**MATERIAL**.
= = = =

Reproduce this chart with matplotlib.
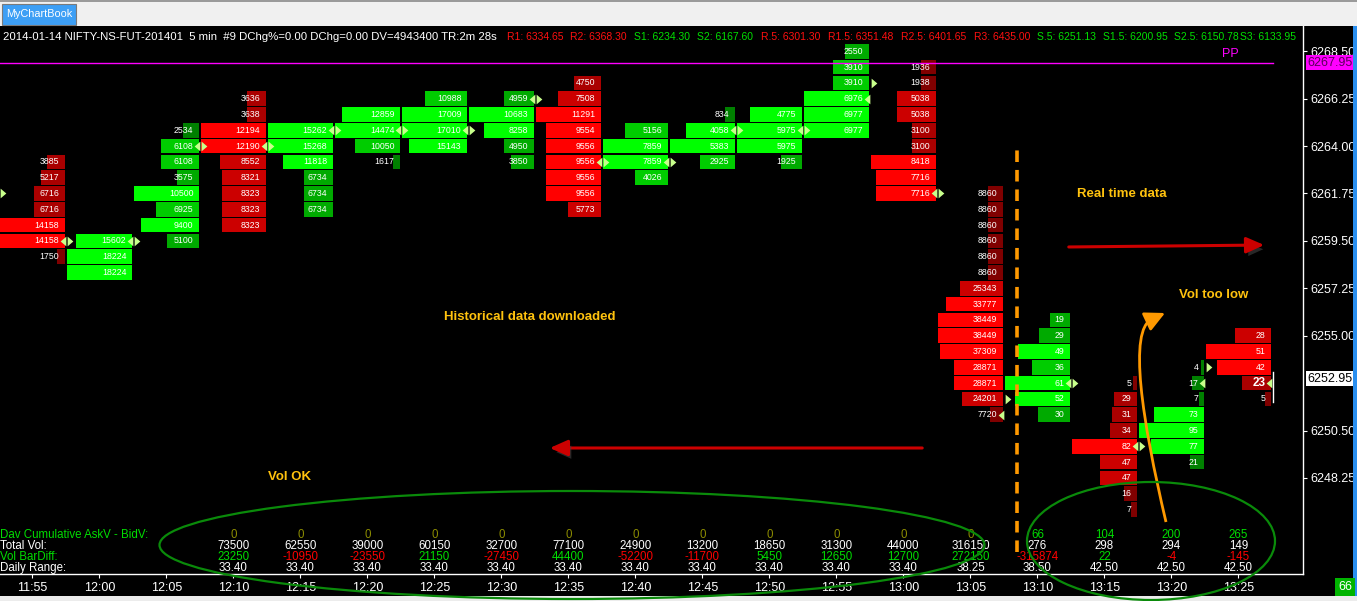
import matplotlib
matplotlib.use('Agg')
import matplotlib.pyplot as plt
import matplotlib.transforms as mtransforms
import matplotlib.patheffects as pe
from matplotlib.patches import Rectangle, Ellipse, FancyArrowPatch, PathPatch
from matplotlib.path import Path

W, H = 1357, 601
plt.rcParams['font.family'] = ['Liberation Sans', 'DejaVu Sans']

# ---- data -------------------------------------------------------------
times = ['11:55', '12:00', '12:05', '12:10', '12:15', '12:20', '12:25', '12:30',
         '12:35', '12:40', '12:45', '12:50', '12:55', '13:00', '13:05', '13:10',
         '13:15', '13:20', '13:25']
tick = 0.75  # price height of one footprint row

# price of the top row of each 5 min bar, volumes listed top to bottom
col_top = [6263.25, 6259.50, 6264.75, 6266.25, 6264.75, 6265.50, 6266.25, 6266.25,
           6267.00, 6264.75, 6265.50, 6265.50, 6268.50, 6267.75, 6261.75, 6255.75,
           6252.75, 6253.50, 6255.00]
col_vols = [
    [3885, 5217, 6716, 6716, 14158, 14158, 1750],
    [15602, 18224, 18224],
    [2534, 6108, 6108, 3575, 10500, 6925, 9400, 5100],
    [3636, 3638, 12194, 12190, 8552, 8321, 8323, 8323, 8323],
    [15262, 15268, 11818, 6734, 6734, 6734],
    [12859, 14474, 10050, 1617],
    [10988, 17009, 17010, 15143],
    [4959, 10683, 8258, 4950, 3850],
    [4750, 7508, 11291, 9554, 9556, 9556, 9556, 9556, 5773],
    [5156, 7859, 7859, 4026],
    [834, 4058, 5383, 2925],
    [4775, 5975, 5975, 1925],
    [2550, 3910, 3910, 6976, 6977, 6977],
    [1936, 1938, 5038, 5038, 3100, 3100, 8418, 7716, 7716],
    [8860, 8860, 8860, 8860, 8860, 8860, 25343, 33777, 38449, 38449, 37309,
     28871, 28871, 24201, 7720],
    [19, 29, 49, 36, 61, 52, 30],
    [5, 29, 31, 34, 82, 47, 47, 16, 7],
    [4, 17, 7, 73, 95, 77, 21],
    [28, 51, 42, 23, 5],
]
col_side = ['bid', 'ask', 'ask', 'bid', 'ask', 'ask', 'ask', 'ask', 'bid', 'ask',
            'ask', 'ask', 'ask', 'bid', 'bid', 'ask', 'bid', 'ask', 'bid']
open_px = [6261.75, 6259.50, 6259.50, 6264.00, 6264.00, 6264.75, 6264.75, 6264.75,
           6266.25, 6263.25, 6263.25, 6264.75, 6264.75, 6267.00, 6261.75, 6252.00,
           6252.75, 6249.75, 6253.50]
close_px = [6259.50, 6259.50, 6264.00, 6264.00, 6264.75, 6264.75, 6264.75, 6266.25,
            6263.25, 6263.25, 6264.75, 6264.75, 6266.25, 6261.75, 6251.25, 6252.75,
            6249.75, 6252.75, 6252.75]

pp = 6267.95
last_price = 6252.95
yticks = [6268.50, 6266.25, 6264.00, 6261.75, 6259.50, 6257.25, 6255.00, 6250.50, 6248.25]

# bottom table (bars 12:10 .. 13:25)
table_start = 3
dav_cum = [0, 0, 0, 0, 0, 0, 0, 0, 0, 0, 0, 0, 66, 104, 200, 265]
total_vol = [73500, 62550, 39000, 60150, 32700, 77100, 24900, 13200, 18650, 31300,
             44000, 316150, 276, 298, 294, 149]
bar_diff = [23250, -10950, -23550, 21150, -27450, 44400, -52200, -11700, 5450, 12650,
            12700, 272150, -315874, 22, -4, -145]
daily_range = ['33.40', '33.40', '33.40', '33.40', '33.40', '33.40', '33.40', '33.40',
               '33.40', '33.40', '33.40', '38.25', '38.50', '42.50', '42.50', '42.50']

header = '2014-01-14 NIFTY-NS-FUT-201401  5 min  #9 DChg%=0.00 DChg=0.00 DV=4943400 TR:2m 28s'
pivots = [('R1: 6334.65', 507), ('R2: 6368.30', 570), ('S1: 6234.30', 634),
          ('S2: 6167.60', 697), ('R.5: 6301.30', 761), ('R1.5: 6351.48', 828),
          ('R2.5: 6401.65', 901), ('R3: 6435.00', 974), ('S.5: 6251.13', 1037),
          ('S1.5: 6200.95', 1103), ('S2.5: 6150.78', 1174), ('S3: 6133.95', 1240)]

RED = ['#800000', '#aa0000', '#cc0000', '#ff0000']
GREEN = ['#008000', '#00aa00', '#00cc00', '#00ff00']


def shade(ratio, side):
    pal = RED if side == 'bid' else GREEN
    if ratio >= 0.72:
        return pal[3]
    if ratio >= 0.5:
        return pal[2]
    if ratio >= 0.25:
        return pal[1]
    return pal[0]


def fp(px, py):
    # pixel position -> figure fraction
    return px / W, 1 - py / H


# ---- figure -----------------------------------------------------------
fig = plt.figure(figsize=(W / 100, H / 100), dpi=100, facecolor='black')
ax = fig.add_axes([0, (H - 574) / H, 1303 / W, (574 - 26) / H])
ax.set_facecolor('black')
ax.set_xlim(0, 1303 / 67)
ax.set_ylim(6243.69, 6269.70)

R = 65 / 67  # right edge of a bar inside its slot
for c, vols in enumerate(col_vols):
    vmax = max(vols)
    prices = [col_top[c] - tick * i for i in range(len(vols))]
    widths = [v / vmax * R for v in vols]
    colors = [shade(v / vmax, col_side[c]) for v in vols]
    ax.barh(prices, widths, left=[c + R - w for w in widths], height=0.69,
            color=colors, linewidth=0)
    for p, v in zip(prices, vols):
        last = (c == len(col_vols) - 1 and p == close_px[c])
        ax.text(c + R - 0.085, p, str(v), ha='right', va='center', color='white',
                fontsize=8.5 if last else 6.3, fontweight='bold' if last else 'normal')
    ax.plot(c + R - 0.035, close_px[c], marker=[(1, 1.7), (1, -1.7), (-1, 0)],
            ms=7, color='#c8ff8c', mew=0)
    ax.plot(c + 0.045, open_px[c], marker=[(-1, 1.7), (-1, -1.7), (1, 0)],
            ms=7, color='#c8ff8c', mew=0)

# current bar marker
nlast = len(col_vols) - 1
ax.plot([nlast + 1.0, nlast + 1.0], [last_price - 1.1, last_price + 0.35],
        color='white', lw=1)

# PP line
ax.axhline(pp, xmin=0, xmax=1273 / 1303, color='#ff00ff', lw=1)
ax.text(1230 / 67, pp + 0.42, 'PP', color='#ff00ff', fontsize=9, ha='center', va='center')

# realtime separator
ax.axvline(1017 / 67, ymin=0.04, ymax=0.774, color='#ff9900', lw=2.6,
           linestyle=(0, (3.2, 2.2)))

# axes styling
for s in ['top', 'left']:
    ax.spines[s].set_visible(False)
for s in ['right', 'bottom']:
    ax.spines[s].set_color('white')
    ax.spines[s].set_linewidth(1)
ax.yaxis.tick_right()
ax.set_yticks(yticks)
ax.set_yticklabels(['%.2f' % t for t in yticks])
ax.set_xticks([c + 0.485 for c in range(len(times))])
ax.set_xticklabels(times)
ax.tick_params(axis='y', colors='white', length=3, pad=2, labelsize=9)
ax.tick_params(axis='x', colors='white', length=3, pad=3, labelsize=9)

ybox = mtransforms.blended_transform_factory(ax.transAxes, ax.transData)
ax.text(1.0035, pp, '%.2f' % pp, transform=ybox, ha='left', va='center', fontsize=9,
        color='#5a005a', bbox=dict(boxstyle='square,pad=0.12', fc='#ff00ff', ec='none'))
ax.text(1.0035, last_price, '%.2f' % last_price, transform=ybox, ha='left', va='center',
        fontsize=9, color='black',
        bbox=dict(boxstyle='square,pad=0.12', fc='white', ec='none'))

# bottom table
tb = mtransforms.blended_transform_factory(ax.transData, ax.transAxes)
rows_y = [0.0712, 0.0511, 0.0305, 0.0104]
labels = [('Dav Cumulative AskV - BidV:', '#00dd00'), ('Total Vol:', 'white'),
          ('Vol BarDiff:', '#00dd00'), ('Daily Range:', 'white')]
for (txt, col), y in zip(labels, rows_y):
    ax.text(0.0, y, txt, transform=ax.transAxes, ha='left', va='center',
            color=col, fontsize=8.3)
for i in range(len(total_vol)):
    x = table_start + i + 0.485
    ax.text(x, rows_y[0], str(dav_cum[i]), transform=tb, ha='center', va='center',
            fontsize=8.3, color='#8c8c00' if dav_cum[i] == 0 else '#00dd00')
    ax.text(x, rows_y[1], str(total_vol[i]), transform=tb, ha='center', va='center',
            fontsize=8.3, color='white')
    ax.text(x, rows_y[2], str(bar_diff[i]), transform=tb, ha='center', va='center',
            fontsize=8.3, color='#00dd00' if bar_diff[i] > 0 else '#ff0000')
    ax.text(x, rows_y[3], daily_range[i], transform=tb, ha='center', va='center',
            fontsize=8.3, color='white')

# ---- window chrome ----------------------------------------------------
fig.add_artist(Rectangle((0, 1 - 26 / H), 1, 26 / H, transform=fig.transFigure,
                         fc='#f0f0f0', ec='none'))
fig.add_artist(Rectangle((0, 1 - 2 / H), 1, 2 / H, transform=fig.transFigure,
                         fc='#9a9a9a', ec='none'))
fig.add_artist(Rectangle(fp(2, 25), 74 / W, 21 / H, transform=fig.transFigure,
                         fc='#3d9ff5', ec='#7a7a7a', lw=0.8))
fig.text(*fp(39, 14), 'MyChartBook', color='white', fontsize=7.8, ha='center', va='center')
fig.add_artist(Rectangle((0, 0), 1, 5 / H, transform=fig.transFigure,
                         fc='#ececec', ec='none'))
fig.add_artist(Rectangle(fp(1353, 596), 4 / W, 570 / H, transform=fig.transFigure,
                         fc='#2a8ff0', ec='none'))
fig.text(*fp(1345, 587), '66', color='white', fontsize=9, ha='center', va='center',
         bbox=dict(boxstyle='square,pad=0.25', fc='#00b400', ec='none'))

# header line
fig.text(*fp(3, 37), header, color='white', fontsize=8.2, ha='left', va='center')
for txt, x in pivots:
    fig.text(*fp(x, 37), txt, color='#ff1010' if txt[0] == 'R' else '#00e000',
             fontsize=7.5, ha='left', va='center')

# ---- annotations ------------------------------------------------------
gold = '#ffc20e'
for txt, x, y in [('Historical data downloaded', 530, 317), ('Real time data', 1122, 194),
                  ('Vol too low', 1214, 295), ('Vol OK', 290, 477)]:
    fig.text(*fp(x, y), txt, color=gold, fontsize=9.5, fontweight='bold',
             ha='center', va='center')

shadow = [pe.SimplePatchShadow(offset=(2, -3), shadow_rgbFace='#444444', alpha=0.6),
          pe.Normal()]
for a, b in [((925, 448), (547, 448)), ((1066, 247), (1267, 245))]:
    fig.add_artist(FancyArrowPatch(fp(*a), fp(*b), transform=fig.transFigure,
                                   arrowstyle='-|>,head_length=0.9,head_width=0.4',
                                   mutation_scale=12, color='#cc0000', lw=2.2,
                                   path_effects=shadow))

# orange hooked arrow: curved shaft plus a short head
curve = Path([fp(1166, 522), fp(1142, 420), fp(1128, 330), fp(1152, 319)],
             [Path.MOVETO, Path.CURVE4, Path.CURVE4, Path.CURVE4])
fig.add_artist(PathPatch(curve, transform=fig.transFigure, fill=False,
                         ec='#ff9900', lw=2))
fig.add_artist(FancyArrowPatch(fp(1148, 321), fp(1165, 313), transform=fig.transFigure,
                               arrowstyle='-|>,head_length=1.0,head_width=0.5',
                               mutation_scale=12, color='#ff9900', lw=2,
                               shrinkA=0, shrinkB=0))

for cx, cy, w, h in [(572, 545, 825, 108), (1151, 541, 248, 118)]:
    fig.add_artist(Ellipse(fp(cx, cy), w / W, h / H, transform=fig.transFigure,
                           fill=False, ec='#0a8a0a', lw=1.6))

fig.savefig('out.png', dpi=100, facecolor='black')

= = = =

**STATED TASK**.
Exactly restate the lines from the beginning of the data through the line with "tick = 0.75", and no others, keeping pictures out.

**EXPECTED ANSWER**.
Reproduce this chart with matplotlib.
import matplotlib
matplotlib.use('Agg')
import matplotlib.pyplot as plt
import matplotlib.transforms as mtransforms
import matplotlib.patheffects as pe
from matplotlib.patches import Rectangle, Ellipse, FancyArrowPatch, PathPatch
from matplotlib.path import Path

W, H = 1357, 601
plt.rcParams['font.family'] = ['Liberation Sans', 'DejaVu Sans']

# ---- data -------------------------------------------------------------
times = ['11:55', '12:00', '12:05', '12:10', '12:15', '12:20', '12:25', '12:30',
         '12:35', '12:40', '12:45', '12:50', '12:55', '13:00', '13:05', '13:10',
         '13:15', '13:20', '13:25']
tick = 0.75  # price height of one footprint row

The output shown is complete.